There is a long history of racism and discrimination against Black and Indigenous People of Color in the United States. Despite this history, community leaders have made significant and meaningful contributions to the advancement of this country, conservation and environmental justice, and especially in the lives of young adults and communities of color.
The panelists explored the power of place, including the importance of harnessing community power that centers the most vulnerable community members, including young adults and families. They shared insights related to how communities are building on this power to sustain progress, drive momentum and prepare for deepened impact in the years ahead.
Israel Juarez, from the Fresh Tracks movement leaders network, shared his reflections on current policy, research, and the impact of programs and connections to local community-based efforts. The panel shared their insight on what it takes to lead effective cross-system and sector collaborative work, on behalf of Black and Indigenous youth and young adults.

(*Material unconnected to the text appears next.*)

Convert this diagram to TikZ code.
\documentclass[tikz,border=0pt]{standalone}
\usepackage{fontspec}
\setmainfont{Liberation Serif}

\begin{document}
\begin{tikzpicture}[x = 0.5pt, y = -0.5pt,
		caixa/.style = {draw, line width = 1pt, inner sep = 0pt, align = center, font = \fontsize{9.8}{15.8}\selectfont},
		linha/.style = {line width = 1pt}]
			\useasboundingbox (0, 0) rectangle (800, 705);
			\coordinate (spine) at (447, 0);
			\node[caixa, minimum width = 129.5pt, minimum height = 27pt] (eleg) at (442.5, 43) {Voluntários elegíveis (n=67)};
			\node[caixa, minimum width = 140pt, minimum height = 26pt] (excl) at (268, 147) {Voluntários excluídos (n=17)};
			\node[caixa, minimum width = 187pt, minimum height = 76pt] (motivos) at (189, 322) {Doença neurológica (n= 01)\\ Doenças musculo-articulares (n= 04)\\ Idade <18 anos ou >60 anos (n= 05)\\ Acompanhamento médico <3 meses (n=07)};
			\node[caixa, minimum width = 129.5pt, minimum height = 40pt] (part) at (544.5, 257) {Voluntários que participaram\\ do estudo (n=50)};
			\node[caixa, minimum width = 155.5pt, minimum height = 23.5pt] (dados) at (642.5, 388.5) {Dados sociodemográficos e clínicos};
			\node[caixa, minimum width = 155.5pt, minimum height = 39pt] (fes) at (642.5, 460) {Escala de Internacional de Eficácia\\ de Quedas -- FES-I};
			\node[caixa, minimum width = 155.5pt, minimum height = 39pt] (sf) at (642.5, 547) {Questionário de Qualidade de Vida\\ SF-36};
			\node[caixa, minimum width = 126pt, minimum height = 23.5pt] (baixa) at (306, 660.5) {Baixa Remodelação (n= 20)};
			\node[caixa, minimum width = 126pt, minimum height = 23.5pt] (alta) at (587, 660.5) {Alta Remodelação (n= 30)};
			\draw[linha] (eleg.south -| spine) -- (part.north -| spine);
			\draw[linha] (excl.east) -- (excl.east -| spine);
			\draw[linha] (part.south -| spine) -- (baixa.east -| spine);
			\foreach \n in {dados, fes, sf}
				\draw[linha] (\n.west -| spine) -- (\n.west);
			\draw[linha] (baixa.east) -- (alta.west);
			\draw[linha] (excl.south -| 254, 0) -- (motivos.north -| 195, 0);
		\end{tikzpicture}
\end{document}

Leaders shared specific strategies aimed at addressing the current triple pandemics of the health crisis, racism and the economic down-turn.

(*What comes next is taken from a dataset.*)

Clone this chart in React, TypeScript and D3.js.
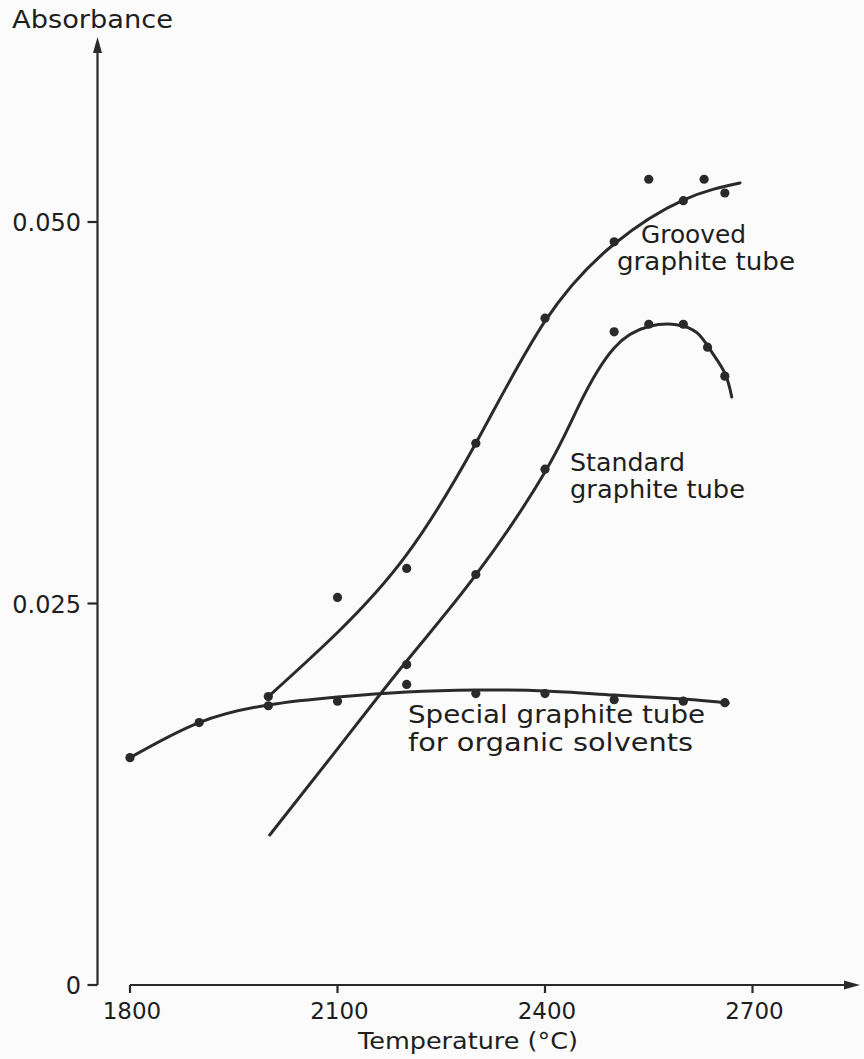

Speakers included the following:
Monique Miles, Vice President of the Opportunity Youth Incentive Fund and Managing Director of the Aspen Forum for Community Solutions at the Aspen Institute
Christy Goldfuss, Senior Vice President, Energy and Environment Policy at the Center for American Progress
Erik Stegman, (Carry the Kettle First Nation Nakoda) Executive Director, Native Americans in Philanthropy
Juan D. Martinez Pineda, Senior Program Manager at the Aspen Institute Forum for Community Solutions and co-founder of Fresh Tracks
Israel Juarez, Fresh Tracks Movement Leader and CEO of Worldwide Visionaries
The discussion was moderated by Melody Barnes, Chair of The Aspen Forum for Community Solutions and co-director for policy and public affairs of the Democracy Initiative at the University of Virginia.